I’m currently reading Service Design for Business: A Practical Guide to Optimizing the Customer Experience by Ben Reason, Lavrans Løvlie and Melvin Brand Flu of Livework. I’m enjoying the book so far and am convinced that it will make the field of service design much more accessible to a wider business audience.
The authors have extended the traditional three-stage model of service consumption (pre-purchase/pre-encounter, encounter, post-encounter stages) by another stage (begin) yielding these four stages: before, begin, during, after. Their reasoning for adding this stage is sound:
How customers begin their relationship with a service is critical to success…A good beginning helps to avoid dissatisfaction and makes customers more disposed to do more business with you later. –Reason, Løvlie, Brand Flu
In their takeaway messages for this chapter they conclude:
The beginning sets the tone for the relationship. –Reason, Løvlie, Brand Flu
Symmetry suggests we also take a closer look at how service encounters or entire customer relationships end. Thinking about our own experiences as service customers it becomes clear that the end stage of an individual service encounter or a relationship with a service provider can have significant impact on our evaluation of the overall service experience and the service provider.

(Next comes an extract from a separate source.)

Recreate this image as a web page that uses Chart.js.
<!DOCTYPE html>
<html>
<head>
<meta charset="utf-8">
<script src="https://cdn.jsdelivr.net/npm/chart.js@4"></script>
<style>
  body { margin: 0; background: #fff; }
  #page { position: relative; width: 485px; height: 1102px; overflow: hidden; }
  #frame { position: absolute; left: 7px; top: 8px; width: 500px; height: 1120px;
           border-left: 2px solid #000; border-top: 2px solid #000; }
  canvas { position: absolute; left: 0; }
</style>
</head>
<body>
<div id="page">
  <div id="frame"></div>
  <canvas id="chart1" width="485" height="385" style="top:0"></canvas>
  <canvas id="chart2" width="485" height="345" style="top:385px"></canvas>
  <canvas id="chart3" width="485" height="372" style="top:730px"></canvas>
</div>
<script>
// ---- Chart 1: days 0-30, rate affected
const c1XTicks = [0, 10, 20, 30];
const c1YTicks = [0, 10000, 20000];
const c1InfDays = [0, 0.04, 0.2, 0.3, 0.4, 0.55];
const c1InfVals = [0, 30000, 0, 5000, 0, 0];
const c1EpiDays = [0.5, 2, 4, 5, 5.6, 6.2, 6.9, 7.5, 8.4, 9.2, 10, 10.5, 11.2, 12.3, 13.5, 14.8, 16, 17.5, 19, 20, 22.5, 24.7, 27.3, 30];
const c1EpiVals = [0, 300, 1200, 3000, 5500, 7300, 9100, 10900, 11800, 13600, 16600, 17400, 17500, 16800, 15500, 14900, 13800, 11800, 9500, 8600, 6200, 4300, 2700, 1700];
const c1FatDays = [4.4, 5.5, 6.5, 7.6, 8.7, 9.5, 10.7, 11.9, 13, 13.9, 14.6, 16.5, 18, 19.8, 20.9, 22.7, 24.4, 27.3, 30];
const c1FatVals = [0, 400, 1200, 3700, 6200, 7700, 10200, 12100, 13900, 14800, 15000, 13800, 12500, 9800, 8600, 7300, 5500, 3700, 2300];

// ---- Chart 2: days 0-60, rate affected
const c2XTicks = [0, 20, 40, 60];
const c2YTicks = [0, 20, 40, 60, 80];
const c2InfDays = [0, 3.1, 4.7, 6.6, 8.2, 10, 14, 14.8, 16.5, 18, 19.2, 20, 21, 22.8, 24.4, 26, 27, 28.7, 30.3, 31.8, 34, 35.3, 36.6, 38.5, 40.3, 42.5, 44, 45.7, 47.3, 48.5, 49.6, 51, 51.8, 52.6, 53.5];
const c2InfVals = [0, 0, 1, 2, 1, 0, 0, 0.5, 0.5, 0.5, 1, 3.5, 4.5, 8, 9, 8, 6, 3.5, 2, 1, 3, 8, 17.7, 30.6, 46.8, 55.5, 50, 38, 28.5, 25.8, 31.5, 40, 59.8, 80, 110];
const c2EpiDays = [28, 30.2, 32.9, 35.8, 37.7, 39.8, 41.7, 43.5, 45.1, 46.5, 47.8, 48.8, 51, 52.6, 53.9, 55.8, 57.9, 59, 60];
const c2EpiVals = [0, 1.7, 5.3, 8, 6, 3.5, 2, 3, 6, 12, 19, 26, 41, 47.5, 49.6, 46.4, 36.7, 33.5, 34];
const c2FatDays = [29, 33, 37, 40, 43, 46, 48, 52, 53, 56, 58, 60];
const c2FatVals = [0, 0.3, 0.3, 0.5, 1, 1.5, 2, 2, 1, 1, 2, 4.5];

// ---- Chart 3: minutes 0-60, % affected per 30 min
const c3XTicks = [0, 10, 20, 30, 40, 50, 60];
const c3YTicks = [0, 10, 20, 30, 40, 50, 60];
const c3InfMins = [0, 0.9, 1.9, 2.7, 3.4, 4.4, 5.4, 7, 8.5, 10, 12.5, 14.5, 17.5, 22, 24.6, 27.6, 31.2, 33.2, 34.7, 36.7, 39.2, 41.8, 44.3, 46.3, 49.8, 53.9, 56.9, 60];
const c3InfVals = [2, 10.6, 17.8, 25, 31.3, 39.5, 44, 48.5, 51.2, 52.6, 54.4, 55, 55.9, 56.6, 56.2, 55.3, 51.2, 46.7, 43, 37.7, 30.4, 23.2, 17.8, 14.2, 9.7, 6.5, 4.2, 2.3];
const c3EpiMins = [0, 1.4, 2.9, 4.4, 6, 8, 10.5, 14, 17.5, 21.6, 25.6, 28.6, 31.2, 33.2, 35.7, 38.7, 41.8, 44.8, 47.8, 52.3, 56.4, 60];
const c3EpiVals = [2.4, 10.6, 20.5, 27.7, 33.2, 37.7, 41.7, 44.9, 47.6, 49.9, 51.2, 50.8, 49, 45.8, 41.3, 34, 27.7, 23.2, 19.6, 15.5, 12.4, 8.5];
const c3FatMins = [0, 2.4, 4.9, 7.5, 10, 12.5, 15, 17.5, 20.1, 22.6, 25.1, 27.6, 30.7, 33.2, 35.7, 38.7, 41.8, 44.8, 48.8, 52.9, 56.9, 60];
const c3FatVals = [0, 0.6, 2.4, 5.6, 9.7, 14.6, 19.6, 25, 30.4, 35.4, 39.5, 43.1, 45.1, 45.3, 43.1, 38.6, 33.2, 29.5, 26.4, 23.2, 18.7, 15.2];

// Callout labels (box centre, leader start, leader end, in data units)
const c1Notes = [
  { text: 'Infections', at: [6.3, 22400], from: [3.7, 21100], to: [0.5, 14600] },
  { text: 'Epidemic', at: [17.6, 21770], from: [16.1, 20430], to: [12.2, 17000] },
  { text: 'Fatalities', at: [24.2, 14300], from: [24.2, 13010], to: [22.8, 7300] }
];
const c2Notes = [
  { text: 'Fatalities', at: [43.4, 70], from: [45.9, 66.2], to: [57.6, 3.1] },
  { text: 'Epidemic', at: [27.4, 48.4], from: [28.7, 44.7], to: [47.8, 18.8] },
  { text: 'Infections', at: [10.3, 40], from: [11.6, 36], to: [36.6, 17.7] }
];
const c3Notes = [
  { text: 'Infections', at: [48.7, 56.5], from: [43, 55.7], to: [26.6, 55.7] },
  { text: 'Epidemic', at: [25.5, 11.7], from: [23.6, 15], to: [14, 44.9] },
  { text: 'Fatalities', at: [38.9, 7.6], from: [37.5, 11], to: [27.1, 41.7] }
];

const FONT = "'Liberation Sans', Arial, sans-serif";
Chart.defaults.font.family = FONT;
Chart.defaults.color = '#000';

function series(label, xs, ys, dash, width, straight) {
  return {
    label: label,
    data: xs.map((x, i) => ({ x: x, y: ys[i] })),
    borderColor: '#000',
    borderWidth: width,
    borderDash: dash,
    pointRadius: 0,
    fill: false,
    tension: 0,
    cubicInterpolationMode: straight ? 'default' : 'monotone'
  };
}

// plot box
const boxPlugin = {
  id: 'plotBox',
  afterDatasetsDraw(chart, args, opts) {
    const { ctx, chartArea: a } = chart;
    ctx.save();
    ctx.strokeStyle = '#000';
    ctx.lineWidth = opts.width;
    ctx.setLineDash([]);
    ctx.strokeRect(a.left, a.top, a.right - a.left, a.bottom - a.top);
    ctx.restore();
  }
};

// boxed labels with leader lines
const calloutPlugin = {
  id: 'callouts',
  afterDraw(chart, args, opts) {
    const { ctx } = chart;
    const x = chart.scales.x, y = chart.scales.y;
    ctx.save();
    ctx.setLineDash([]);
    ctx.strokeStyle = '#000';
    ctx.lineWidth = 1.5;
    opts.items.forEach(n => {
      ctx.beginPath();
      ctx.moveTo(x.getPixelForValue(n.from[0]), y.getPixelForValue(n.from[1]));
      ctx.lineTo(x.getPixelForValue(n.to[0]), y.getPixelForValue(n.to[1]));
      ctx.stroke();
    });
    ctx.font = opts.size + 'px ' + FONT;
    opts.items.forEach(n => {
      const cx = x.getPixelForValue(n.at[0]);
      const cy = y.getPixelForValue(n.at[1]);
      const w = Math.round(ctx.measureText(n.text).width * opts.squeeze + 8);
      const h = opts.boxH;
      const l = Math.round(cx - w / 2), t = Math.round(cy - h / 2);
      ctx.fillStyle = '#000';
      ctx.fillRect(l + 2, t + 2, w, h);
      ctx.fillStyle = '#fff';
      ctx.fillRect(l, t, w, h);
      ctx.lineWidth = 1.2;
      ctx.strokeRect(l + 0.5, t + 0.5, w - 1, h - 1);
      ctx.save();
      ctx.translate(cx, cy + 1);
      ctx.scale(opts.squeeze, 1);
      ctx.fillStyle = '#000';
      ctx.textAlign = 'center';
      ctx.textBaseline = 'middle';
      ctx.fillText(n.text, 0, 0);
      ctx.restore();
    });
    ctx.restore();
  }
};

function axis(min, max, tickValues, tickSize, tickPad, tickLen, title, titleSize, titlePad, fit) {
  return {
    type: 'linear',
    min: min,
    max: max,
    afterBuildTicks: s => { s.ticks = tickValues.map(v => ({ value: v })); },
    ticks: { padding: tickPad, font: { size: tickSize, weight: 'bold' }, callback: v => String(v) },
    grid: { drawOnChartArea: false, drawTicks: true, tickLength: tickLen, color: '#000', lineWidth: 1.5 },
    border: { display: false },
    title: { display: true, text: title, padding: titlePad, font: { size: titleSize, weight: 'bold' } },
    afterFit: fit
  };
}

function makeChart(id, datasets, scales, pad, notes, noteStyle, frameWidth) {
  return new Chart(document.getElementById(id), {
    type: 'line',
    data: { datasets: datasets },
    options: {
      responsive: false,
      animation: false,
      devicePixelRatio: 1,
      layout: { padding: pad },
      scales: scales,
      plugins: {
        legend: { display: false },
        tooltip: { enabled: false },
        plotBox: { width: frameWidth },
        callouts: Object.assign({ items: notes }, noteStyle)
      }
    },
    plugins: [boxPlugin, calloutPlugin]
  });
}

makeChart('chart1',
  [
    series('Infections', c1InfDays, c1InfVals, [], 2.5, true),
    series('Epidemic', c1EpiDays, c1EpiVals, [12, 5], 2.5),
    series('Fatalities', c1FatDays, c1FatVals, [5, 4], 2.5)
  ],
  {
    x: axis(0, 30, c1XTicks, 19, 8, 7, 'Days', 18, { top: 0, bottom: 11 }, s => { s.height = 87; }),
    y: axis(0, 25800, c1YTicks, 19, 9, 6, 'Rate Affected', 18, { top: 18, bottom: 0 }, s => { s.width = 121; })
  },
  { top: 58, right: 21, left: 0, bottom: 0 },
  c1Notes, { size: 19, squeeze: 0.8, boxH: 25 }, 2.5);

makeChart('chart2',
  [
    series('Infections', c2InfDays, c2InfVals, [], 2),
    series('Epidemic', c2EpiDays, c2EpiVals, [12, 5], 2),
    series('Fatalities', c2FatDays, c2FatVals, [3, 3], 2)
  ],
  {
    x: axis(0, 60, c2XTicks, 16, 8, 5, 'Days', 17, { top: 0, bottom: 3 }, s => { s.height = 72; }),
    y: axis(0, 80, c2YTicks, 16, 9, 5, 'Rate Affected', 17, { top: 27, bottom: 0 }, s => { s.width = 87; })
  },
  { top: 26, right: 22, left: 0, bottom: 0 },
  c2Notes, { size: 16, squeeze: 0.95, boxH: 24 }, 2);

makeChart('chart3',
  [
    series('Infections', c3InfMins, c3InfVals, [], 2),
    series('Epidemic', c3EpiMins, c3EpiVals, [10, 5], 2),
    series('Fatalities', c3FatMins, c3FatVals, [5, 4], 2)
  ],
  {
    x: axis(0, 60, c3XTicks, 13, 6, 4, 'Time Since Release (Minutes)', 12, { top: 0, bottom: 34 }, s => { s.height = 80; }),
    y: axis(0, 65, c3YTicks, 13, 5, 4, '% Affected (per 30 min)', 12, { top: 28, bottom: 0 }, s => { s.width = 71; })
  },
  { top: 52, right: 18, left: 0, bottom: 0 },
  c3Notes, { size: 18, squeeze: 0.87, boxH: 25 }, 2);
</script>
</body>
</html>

For example, being rushed out of a restaurant after a nice meal with our partner (or having to wait too long for the bill) may well spoil an otherwise excellent experience on the finishing line. Similarly, if the service provider makes it difficult for me to leave a service after my needs have changed, my overall evaluation of a satisfactory service experience up to that point will be diminished.
In both cases, my readiness to re-purchase the service will be severely reduced as will be my readiness to recommend the service to others. On the contrary, I’ll probably complain about the service failure to anyone who cares to listen.
The authors seem to recognize this without highlighting the end of a service encounter or customer relationship as a distinct stage:
Past customers are also potential future customers–and are therefore always worth attention. –Reason, Løvlie, Brand Flu
In conclusion I suggest extending the discussion by considering referrals & recommendations by current and former customers, and by adding an explicit end stage to the model, thereby yielding these five service stages: before, begin, during, end, after.